# WORK TO DO
Repeat the data below exactly, dropping any pictures it holds.

# GIVEN MATERIAL
※

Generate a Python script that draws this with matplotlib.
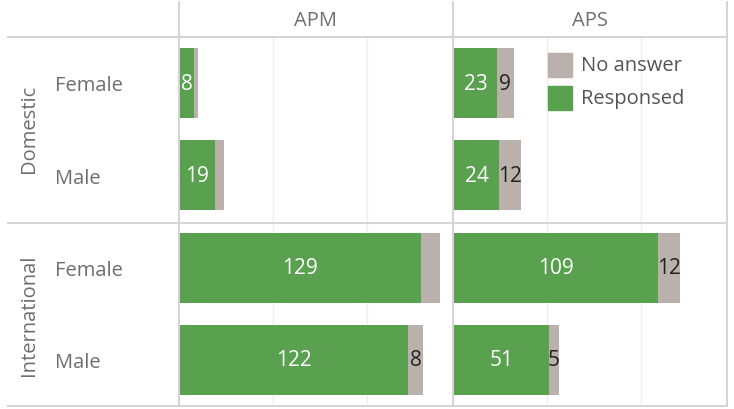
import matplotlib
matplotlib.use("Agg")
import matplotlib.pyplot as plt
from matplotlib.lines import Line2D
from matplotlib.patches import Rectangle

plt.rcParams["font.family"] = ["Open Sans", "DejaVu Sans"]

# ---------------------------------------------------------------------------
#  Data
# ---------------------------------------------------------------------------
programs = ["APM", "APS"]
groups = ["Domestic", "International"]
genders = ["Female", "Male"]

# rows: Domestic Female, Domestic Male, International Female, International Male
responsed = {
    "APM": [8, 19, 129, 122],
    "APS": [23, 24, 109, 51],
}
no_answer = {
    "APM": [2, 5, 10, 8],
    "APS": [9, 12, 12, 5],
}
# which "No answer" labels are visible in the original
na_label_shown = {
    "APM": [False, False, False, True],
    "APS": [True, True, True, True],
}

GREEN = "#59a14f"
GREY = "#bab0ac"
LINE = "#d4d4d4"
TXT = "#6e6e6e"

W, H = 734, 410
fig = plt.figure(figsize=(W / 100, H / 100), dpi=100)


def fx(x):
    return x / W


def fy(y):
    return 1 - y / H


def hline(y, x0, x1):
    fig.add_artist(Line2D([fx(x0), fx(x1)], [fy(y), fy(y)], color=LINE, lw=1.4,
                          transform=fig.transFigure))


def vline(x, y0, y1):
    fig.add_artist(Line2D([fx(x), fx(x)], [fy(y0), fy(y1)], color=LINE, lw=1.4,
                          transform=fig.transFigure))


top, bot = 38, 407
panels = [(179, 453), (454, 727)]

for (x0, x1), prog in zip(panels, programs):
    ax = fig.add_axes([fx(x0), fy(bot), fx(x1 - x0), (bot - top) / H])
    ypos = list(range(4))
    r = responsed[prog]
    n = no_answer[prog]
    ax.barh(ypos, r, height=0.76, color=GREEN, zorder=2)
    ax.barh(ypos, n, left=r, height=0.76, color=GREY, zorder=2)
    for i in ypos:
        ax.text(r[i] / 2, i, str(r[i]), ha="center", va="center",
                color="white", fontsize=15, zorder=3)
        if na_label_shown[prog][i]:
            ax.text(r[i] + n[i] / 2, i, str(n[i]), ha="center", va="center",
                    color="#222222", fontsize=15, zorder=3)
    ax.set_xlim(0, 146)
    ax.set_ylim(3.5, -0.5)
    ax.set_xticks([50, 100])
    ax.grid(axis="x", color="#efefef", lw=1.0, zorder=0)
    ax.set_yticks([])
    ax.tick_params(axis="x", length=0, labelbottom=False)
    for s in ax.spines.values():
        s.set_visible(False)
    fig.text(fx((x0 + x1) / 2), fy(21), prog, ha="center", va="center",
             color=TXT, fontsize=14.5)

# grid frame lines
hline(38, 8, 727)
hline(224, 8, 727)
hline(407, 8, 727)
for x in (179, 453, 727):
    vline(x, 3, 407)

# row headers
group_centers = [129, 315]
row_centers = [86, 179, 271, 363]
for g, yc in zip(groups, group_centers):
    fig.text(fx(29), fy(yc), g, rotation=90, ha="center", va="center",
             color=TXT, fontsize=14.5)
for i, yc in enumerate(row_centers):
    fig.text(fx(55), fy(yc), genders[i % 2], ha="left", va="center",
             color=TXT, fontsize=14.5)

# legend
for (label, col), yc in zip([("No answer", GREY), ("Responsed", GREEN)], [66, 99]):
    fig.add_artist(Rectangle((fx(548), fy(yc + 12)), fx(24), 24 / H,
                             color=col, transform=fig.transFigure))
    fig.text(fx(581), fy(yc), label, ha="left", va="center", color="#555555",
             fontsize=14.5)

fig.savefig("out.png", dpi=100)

※

# RESULT FOR THIS EXERCISE
Generate a Python script that draws this with matplotlib.
import matplotlib
matplotlib.use("Agg")
import matplotlib.pyplot as plt
from matplotlib.lines import Line2D
from matplotlib.patches import Rectangle

plt.rcParams["font.family"] = ["Open Sans", "DejaVu Sans"]

# ---------------------------------------------------------------------------
#  Data
# ---------------------------------------------------------------------------
programs = ["APM", "APS"]
groups = ["Domestic", "International"]
genders = ["Female", "Male"]

# rows: Domestic Female, Domestic Male, International Female, International Male
responsed = {
    "APM": [8, 19, 129, 122],
    "APS": [23, 24, 109, 51],
}
no_answer = {
    "APM": [2, 5, 10, 8],
    "APS": [9, 12, 12, 5],
}
# which "No answer" labels are visible in the original
na_label_shown = {
    "APM": [False, False, False, True],
    "APS": [True, True, True, True],
}

GREEN = "#59a14f"
GREY = "#bab0ac"
LINE = "#d4d4d4"
TXT = "#6e6e6e"

W, H = 734, 410
fig = plt.figure(figsize=(W / 100, H / 100), dpi=100)


def fx(x):
    return x / W


def fy(y):
    return 1 - y / H


def hline(y, x0, x1):
    fig.add_artist(Line2D([fx(x0), fx(x1)], [fy(y), fy(y)], color=LINE, lw=1.4,
                          transform=fig.transFigure))


def vline(x, y0, y1):
    fig.add_artist(Line2D([fx(x), fx(x)], [fy(y0), fy(y1)], color=LINE, lw=1.4,
                          transform=fig.transFigure))


top, bot = 38, 407
panels = [(179, 453), (454, 727)]

for (x0, x1), prog in zip(panels, programs):
    ax = fig.add_axes([fx(x0), fy(bot), fx(x1 - x0), (bot - top) / H])
    ypos = list(range(4))
    r = responsed[prog]
    n = no_answer[prog]
    ax.barh(ypos, r, height=0.76, color=GREEN, zorder=2)
    ax.barh(ypos, n, left=r, height=0.76, color=GREY, zorder=2)
    for i in ypos:
        ax.text(r[i] / 2, i, str(r[i]), ha="center", va="center",
                color="white", fontsize=15, zorder=3)
        if na_label_shown[prog][i]:
            ax.text(r[i] + n[i] / 2, i, str(n[i]), ha="center", va="center",
                    color="#222222", fontsize=15, zorder=3)
    ax.set_xlim(0, 146)
    ax.set_ylim(3.5, -0.5)
    ax.set_xticks([50, 100])
    ax.grid(axis="x", color="#efefef", lw=1.0, zorder=0)
    ax.set_yticks([])
    ax.tick_params(axis="x", length=0, labelbottom=False)
    for s in ax.spines.values():
        s.set_visible(False)
    fig.text(fx((x0 + x1) / 2), fy(21), prog, ha="center", va="center",
             color=TXT, fontsize=14.5)

# grid frame lines
hline(38, 8, 727)
hline(224, 8, 727)
hline(407, 8, 727)
for x in (179, 453, 727):
    vline(x, 3, 407)

# row headers
group_centers = [129, 315]
row_centers = [86, 179, 271, 363]
for g, yc in zip(groups, group_centers):
    fig.text(fx(29), fy(yc), g, rotation=90, ha="center", va="center",
             color=TXT, fontsize=14.5)
for i, yc in enumerate(row_centers):
    fig.text(fx(55), fy(yc), genders[i % 2], ha="left", va="center",
             color=TXT, fontsize=14.5)

# legend
for (label, col), yc in zip([("No answer", GREY), ("Responsed", GREEN)], [66, 99]):
    fig.add_artist(Rectangle((fx(548), fy(yc + 12)), fx(24), 24 / H,
                             color=col, transform=fig.transFigure))
    fig.text(fx(581), fy(yc), label, ha="left", va="center", color="#555555",
             fontsize=14.5)

fig.savefig("out.png", dpi=100)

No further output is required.